Van Beurden may be forgiven for keeping it short, given that the carbon intensity target sparked only a single question from an analyst. That is a big reason why oil majors are still getting away with so little, critics say.
"What is asked and not asked about on these calls does have the ability to set the agenda for management," Ceres' Logan said, although he cautioned that companies tend to focus more on long-term strategies during full-year calls or capital market days.
"Companies are starting to be more transparent," said Luke Fletcher, an analyst at CDP. "But, actually, it's also about investors not just analyzing the sector on a business-as-usual basis."
While Shell, BP and Total are talking more and more about alternative strategies, such issues get even shorter shrift across the Atlantic. Exxon and Chevron occasionally mention carbon capture technology or talk about buying electricity from wind farms to power their shale drilling operations. Otherwise, climate and renewables do not loom large.
This also reflects different priorities among investors, according to analysts.
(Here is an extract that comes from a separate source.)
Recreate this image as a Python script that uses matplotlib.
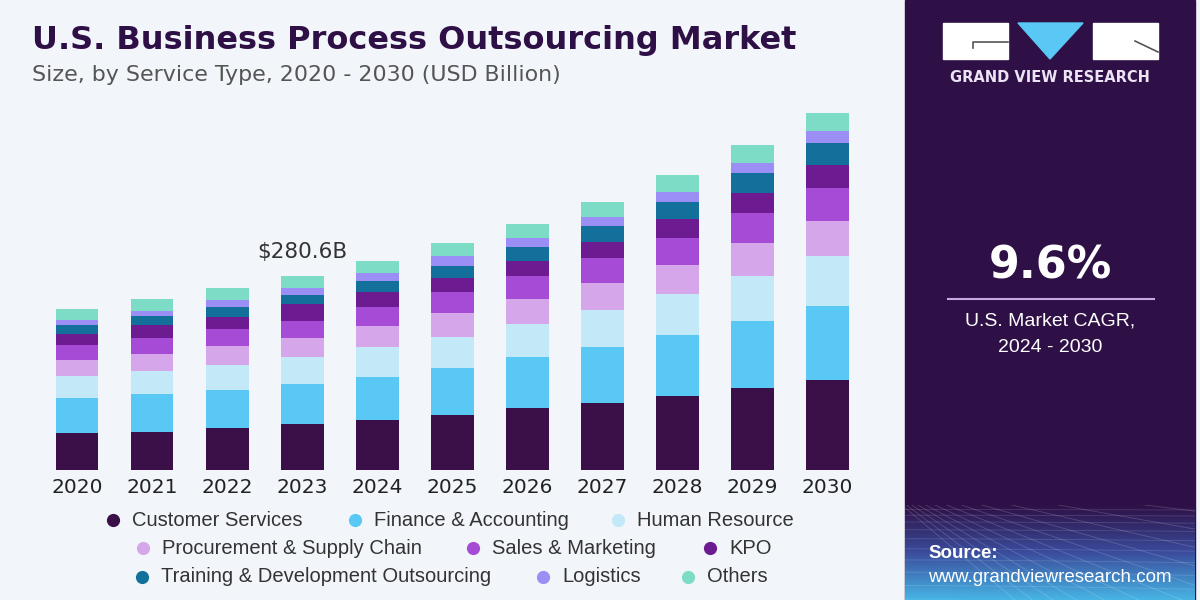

Although climate-related shareholder resolutions are increasing at U.S. companies, European pension funds and other large investors are ahead of the curve.
Others acknowledge that spending is slowly but surely shifting towards more sustainable businesses — and that this matters far more than paying lip service to lofty climate goals.
"Rhetoric is cheap. That's not really the crux of the matter," said Pavel Molchanov, an analyst at Raymond James. However, compared to 10 years ago, even rhetoric has shifted markedly.
"Nobody talked about it in the oil and gas community," Molchanov said. "Climate was just not remotely on the agenda."